BACKGROUND
The most common type of thyroid cancer is papillary cancer, which can be divided into classical and follicular types. When a thyroid nodule biopsy is read as either papillary cancer or suspicious for papillary cancer, surgery with a total thyroidectomy is usually recommended. Recently, a new term has been used to describe a type of papillary thyroid cancer which was non-invasive and of the follicular type. This term is noninvasive follicular thyroid neoplasm with papillary-like nuclear features or NIFTP. These cancers behave less aggressively than typical papillary thyroid cancer. They have been shown to have low risk for recurrence and low risk for spread outside of the thyroid. At present, the diagnosis of NIFTP can only made after the thyroid is examined after surgery.

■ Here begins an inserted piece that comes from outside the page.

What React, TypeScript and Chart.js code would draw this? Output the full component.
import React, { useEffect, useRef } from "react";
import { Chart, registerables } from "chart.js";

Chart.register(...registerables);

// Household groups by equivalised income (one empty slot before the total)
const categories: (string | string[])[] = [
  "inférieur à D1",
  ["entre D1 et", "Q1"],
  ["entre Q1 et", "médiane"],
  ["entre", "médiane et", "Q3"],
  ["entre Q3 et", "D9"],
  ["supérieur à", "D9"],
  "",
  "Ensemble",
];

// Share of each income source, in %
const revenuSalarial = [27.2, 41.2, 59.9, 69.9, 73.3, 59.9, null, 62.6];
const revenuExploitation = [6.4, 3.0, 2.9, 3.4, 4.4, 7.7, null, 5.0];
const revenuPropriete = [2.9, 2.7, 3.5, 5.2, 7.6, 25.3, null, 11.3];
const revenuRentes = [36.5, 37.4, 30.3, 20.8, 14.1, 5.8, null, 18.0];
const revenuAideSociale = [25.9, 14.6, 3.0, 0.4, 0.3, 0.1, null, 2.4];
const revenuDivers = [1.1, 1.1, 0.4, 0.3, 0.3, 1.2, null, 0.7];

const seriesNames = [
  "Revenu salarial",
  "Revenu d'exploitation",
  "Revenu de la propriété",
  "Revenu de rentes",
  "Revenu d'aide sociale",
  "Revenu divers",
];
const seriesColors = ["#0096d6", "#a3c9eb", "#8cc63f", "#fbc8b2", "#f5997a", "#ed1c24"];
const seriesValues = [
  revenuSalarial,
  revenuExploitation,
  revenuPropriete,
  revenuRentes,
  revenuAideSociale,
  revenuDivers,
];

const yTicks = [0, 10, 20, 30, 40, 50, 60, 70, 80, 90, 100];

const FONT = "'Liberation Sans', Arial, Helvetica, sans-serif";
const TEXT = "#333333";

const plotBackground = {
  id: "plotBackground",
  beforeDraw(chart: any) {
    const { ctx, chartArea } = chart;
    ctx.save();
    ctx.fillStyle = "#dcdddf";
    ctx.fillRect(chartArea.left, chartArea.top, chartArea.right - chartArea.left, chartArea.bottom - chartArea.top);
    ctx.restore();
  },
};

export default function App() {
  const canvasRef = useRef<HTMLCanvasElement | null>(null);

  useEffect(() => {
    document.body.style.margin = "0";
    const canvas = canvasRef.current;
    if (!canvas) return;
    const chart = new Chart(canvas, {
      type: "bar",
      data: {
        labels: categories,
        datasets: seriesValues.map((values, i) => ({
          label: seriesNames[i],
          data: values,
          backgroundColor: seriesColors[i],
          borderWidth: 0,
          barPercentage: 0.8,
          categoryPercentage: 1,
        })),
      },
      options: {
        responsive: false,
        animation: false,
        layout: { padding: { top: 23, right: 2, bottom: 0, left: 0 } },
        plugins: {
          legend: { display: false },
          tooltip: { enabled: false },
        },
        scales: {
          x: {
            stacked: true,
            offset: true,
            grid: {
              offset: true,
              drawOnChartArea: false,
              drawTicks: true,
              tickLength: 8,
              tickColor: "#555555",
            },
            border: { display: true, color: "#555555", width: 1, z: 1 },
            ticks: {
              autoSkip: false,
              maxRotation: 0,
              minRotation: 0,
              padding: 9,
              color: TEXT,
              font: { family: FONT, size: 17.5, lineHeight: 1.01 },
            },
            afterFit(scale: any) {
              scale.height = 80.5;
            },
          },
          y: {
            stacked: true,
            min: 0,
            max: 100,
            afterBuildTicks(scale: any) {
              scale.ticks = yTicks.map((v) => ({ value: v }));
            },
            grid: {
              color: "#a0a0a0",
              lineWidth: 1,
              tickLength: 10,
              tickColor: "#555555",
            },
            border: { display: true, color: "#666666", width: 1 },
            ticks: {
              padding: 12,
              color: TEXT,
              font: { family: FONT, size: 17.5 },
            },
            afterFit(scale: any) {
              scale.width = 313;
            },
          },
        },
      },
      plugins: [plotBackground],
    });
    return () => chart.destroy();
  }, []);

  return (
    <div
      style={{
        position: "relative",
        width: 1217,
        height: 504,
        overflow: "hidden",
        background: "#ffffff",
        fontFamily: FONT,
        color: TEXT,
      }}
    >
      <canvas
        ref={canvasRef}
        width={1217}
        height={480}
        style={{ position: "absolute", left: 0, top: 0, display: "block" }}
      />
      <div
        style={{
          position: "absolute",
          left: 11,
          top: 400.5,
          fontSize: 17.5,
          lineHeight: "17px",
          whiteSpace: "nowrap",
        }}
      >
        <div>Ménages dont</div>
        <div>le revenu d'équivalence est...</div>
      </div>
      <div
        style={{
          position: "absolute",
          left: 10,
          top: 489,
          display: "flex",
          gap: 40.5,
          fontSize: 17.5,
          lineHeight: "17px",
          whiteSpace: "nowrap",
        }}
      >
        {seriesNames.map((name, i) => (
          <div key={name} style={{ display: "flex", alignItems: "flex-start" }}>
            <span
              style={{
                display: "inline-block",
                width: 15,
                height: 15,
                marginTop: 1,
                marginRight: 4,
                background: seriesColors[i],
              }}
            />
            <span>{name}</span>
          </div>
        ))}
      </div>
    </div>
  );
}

It would be helpful to know whether a biopsy positive or suspicious for papillary cancer is a NIFTP prior to surgery, since a lobectomy could be performed instead of a total thyroidectomy. If predictive features on fine needle aspiration were found, then the surgery could be directed toward that particular patient’s need. This study aims to determine whether NIFTP can be diagnosed on thyroid biopsy cytology and can be distinguished from classical papillary thyroid cancer.
THE FULL ARTICLE TITLE:
Strickland KC et al. Preoperative cytologic diagnosis of noninvasive follicular thyroid neoplasm with papillarylike nuclear features: a prospective analysis. Thyroid 2016;26:1466-71. Epub September 8, 2016.
SUMMARY OF THE STUDY
A total of 29 nodules with “suspicious for malignancy” results and 69 nodules with “malignant” results on thyroid biopsy from June 2015 through January 2016 were reviewed at Brigham and Women’s Hospital, Boston, MA, by 1 of 10 cytopathologists. The cytopathology was reviewed for characteristics of classical papillary thyroid cancer, follicular papillary thyroid cancer or NIFTP. These results were compared with final surgical pathology. Surgical follow-up was present for 56 of the nodules (13 suspicious for malignancy results, 43 malignant results). These surgeries were performed on 52 patients, 38 women, 14 men, average age 47 years. Most of the surgeries were total thyroidectomy (49 total, 3 initial lobectomies). The final diagnoses were 42 classical papillary thyroid cancer, 8 NIFTP, 3 follicular variant of papillary thyroid cancer with invasion, 2 follicular adenomas, and 1 poorly-differentiated carcinoma.